Jamaican Muslim cleric to be deported

A group of Muslims address the press outside Jamia Mosque, Nairobi, during a protest over the arrest of Jamaican Muslim cleric Sheikh Abdullah al-Faisal by the Anti Terrorism Police Unit last week. They said he is an Islamic scholar who was to give lectures to madrassa students for two months. Photo/PETERSON GITHAIGA

Cabinet minister Otieno Kajwang’ on Sunday signed a deportation order for Jamaican Islamic cleric Sheikh Abdullah al-Faisal.

The sheikh was arrested by the Anti-Terrorism Police Unit in Mombasa. The cleric, who entered Kenya through the Lunga Lunga border point from Tanzania, is to be deported to Jamaica this week. Al-Faisal was deported from Britain after serving a five-year jail sentence on terror-related charges.

Mr Kajwang’, who is in charge of Immigration, said that Sheikh al-Faisal is on an international watch-list of terrorists and would not have been allowed into the country had he entered through Jomo Kenyatta International Airport, Moi International Airport or any other entry point linked to the e-border control system.

Denied entry

The cleric has previously been denied entry into Kenya. Before his arrival in Kenya, he had travelled to Nigeria, Angola, Mozambique, Swaziland, Malawi, and Tanzania. He was arrested minutes after attending evening prayers at a Nyali mosque.

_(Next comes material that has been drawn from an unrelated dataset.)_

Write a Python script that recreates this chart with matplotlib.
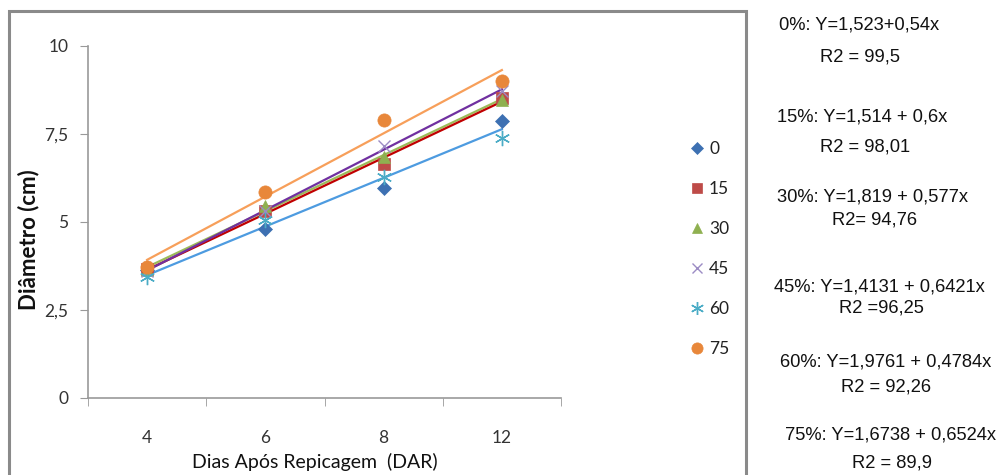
import numpy as np
import matplotlib
matplotlib.use('Agg')
import matplotlib.pyplot as plt
from matplotlib.patches import Rectangle

# data
days = ['4', '6', '8', '12']
series_names = ['0', '15', '30', '45', '60', '75']
d0 = [3.63, 4.79, 5.95, 7.85]
d15 = [3.65, 5.29, 6.64, 8.51]
d30 = [3.62, 5.46, 6.85, 8.46]
d45 = [3.60, 5.30, 7.15, 8.70]
d60 = [3.42, 5.05, 6.28, 7.37]
d75 = [3.71, 5.83, 7.90, 9.01]
yticks = [0, 2.5, 5, 7.5, 10]
ytick_labels = ['0', '2,5', '5', '7,5', '10']

equations = [
    ('0%: Y=1,523+0,54x', 'R2 = 99,5'),
    ('15%: Y=1,514 + 0,6x', 'R2 = 98,01'),
    ('30%: Y=1,819 + 0,577x', 'R2= 94,76'),
    ('45%: Y=1,4131 + 0,6421x', 'R2 =96,25'),
    ('60%: Y=1,9761 + 0,4784x', 'R2 = 92,26'),
    ('75%: Y=1,6738 + 0,6524x', 'R2 = 89,9'),
]

data = [d0, d15, d30, d45, d60, d75]
markers = ['D', 's', '^', 'x', (6, 2, 0), 'o']
mcolors = ['#3d70b2', '#be4b48', '#8fb050', '#9c8cc4', '#4bacc6', '#e8873a']
msizes = [7.5, 8.5, 9, 9, 11, 9.5]
# trendline colours per series index (60 has none drawn)
tcolors = {0: '#4d9be0', 1: '#c00000', 2: '#9bbb59', 3: '#7030a0', 5: '#f79f5a'}

fig = plt.figure(figsize=(10, 4.75), dpi=100)
fig.patches.append(Rectangle((9 / 1000, -0.1), 737 / 1000, 1.1 - 11 / 475,
                             transform=fig.transFigure, fill=False,
                             edgecolor='#8a8a8a', linewidth=2.2))

ax = fig.add_axes([0.088, 1 - 397.7 / 475, 0.473, (397.7 - 45.7) / 475])
x = np.arange(1, len(days) + 1)

# trendlines first
for i in [2, 1, 0, 3, 5]:
    k, b = np.polyfit(x, data[i], 1)
    ax.plot([1, 4], [k * 1 + b, k * 4 + b], color=tcolors[i], lw=1.6, zorder=3)

for i, name in enumerate(series_names):
    thin = markers[i] == 'x' or isinstance(markers[i], tuple)
    ax.plot(x, data[i], linestyle='none', marker=markers[i], color=mcolors[i],
            markersize=msizes[i], markeredgewidth=1.0 if thin else 0.5,
            markeredgecolor=mcolors[i], label=name, zorder=4)

ax.set_xlim(0.5, 4.5)
ax.set_ylim(0, 10)
ax.set_yticks(yticks)
ax.set_yticklabels(ytick_labels)
ax.set_xticks(x)
ax.set_xticklabels(days)
ax.set_xticks(np.arange(0.5, 5, 1), minor=True)
ax.tick_params(axis='x', which='major', length=0, pad=23, labelsize=12.5, labelcolor='#333333')
ax.tick_params(axis='x', which='minor', length=6, color='#999999', direction='out')
ax.tick_params(axis='y', length=6, color='#999999', pad=8, labelsize=12.5, labelcolor='#333333')
for lab in ax.get_xticklabels() + ax.get_yticklabels():
    lab.set_family('Lato')
for s in ['top', 'right']:
    ax.spines[s].set_visible(False)
for s in ['left', 'bottom']:
    ax.spines[s].set_color('#999999')
    ax.spines[s].set_linewidth(1.2)

fig.text(0.029, 1 - 240 / 475, 'Diâmetro (cm)', rotation=90, ha='center', va='center',
         fontsize=16, fontweight='bold', family='Lato', color='#111111')
fig.text(0.315, 1 - 462 / 475, 'Dias Após Repicagem  (DAR)', ha='center', va='center',
         fontsize=14, family='Lato', color='#111111')

leg = ax.legend(loc='upper left', bbox_to_anchor=(0.683, 1 - 134 / 475),
                bbox_transform=fig.transFigure, frameon=False, fontsize=12.5,
                handlelength=0.8, handletextpad=0.3, labelspacing=1.38,
                borderaxespad=0, markerscale=0.85)
for t in leg.get_texts():
    t.set_family('Lato')
    t.set_color('#222222')

# equations on the right
eq_y = [25, 57, 117, 147, 197, 220, 287, 308, 362, 387, 435, 463]
eq_x = [779, 820, 777, 820, 777, 832, 774, 839, 780, 841, 785, 852]
texts = [t for pair in equations for t in pair]
for t, px, py in zip(texts, eq_x, eq_y):
    fig.text(px / 1000, 1 - py / 475, t, ha='left', va='center', fontsize=13.2,
             family='Liberation Sans', color='#111111')

fig.savefig('out.png', dpi=100)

“I have already signed his deportation letter and he will be deported back to his country at the earliest opportunity. The information we have is that he was arrested in Britain and jailed five years ago on terrorism-related charges. We are not deporting him because he is a Muslim,’’ Mr Kajwang’ said.

He went on: ‘‘We are deporting him because of his terrorist history and the fact that he is on the international watch-list. We have no charges against him, but he took advantage of the situation at Lunga Lunga border to enter the country. He deliberately entered by road at a border point not linked to our computer system.”

The Immigration minister dismissed allegations by the Muslim Human Rights Forum that Muslim clerics were being targeted. He said he had signed many work permits for Muslim clerics from Sudan and Libya who are in the country.

The cleric’s passport shows he tried to enter the country previously but was denied entry. Al-Faisal was deported from Britain in 2007 where he had lived for 20 years for allegedly preaching “hatred against Jews, Hindus and Westerners”. He had been jailed in 2003 for the offence.

Born Trevor William Forrest, Al-Faisal, who is from St James in Jamaica, left the island for the UK 26 years ago. His parents were Salvation Army officers and he was raised as a Christian, but when he was aged 16, he went to Saudi Arabia, where he became a Muslim and spent eight years studying Islam at Madina University.

Later, he took a degree in Islamic Studies in the Saudi capital of Riyadh before going to the UK. The Muslim Human Rights Forum said that Al-Faisal’s arrest was discriminatory since preachers of other faiths are granted similar visitors’ visa. “This is curtailing Sheikh al-Faisal’s freedoms of expression and association in a very discriminative manner and holding him incommunicado, which is totally unacceptable,” said the group’s chairman Al-Amin Kimathi.

The controversial cleric had by Sunday been flown to Nairobi for further interrogation by the Anti-Terrorism Police Unit. The detectives picked him up at Port Police Station and moved him under tight security to Mombasa’s Moi International Airport where he boarded an evening flight to Nairobi.

Coast provincial police boss Leo Nyongesa confirmed that the cleric was taken to the Anti-Terrorism Police headquarters for further interrogation. Nominated MP Sheikh Mohammed Dor said in Mombasa that Muslims will on Monday go to court to oppose the deportation.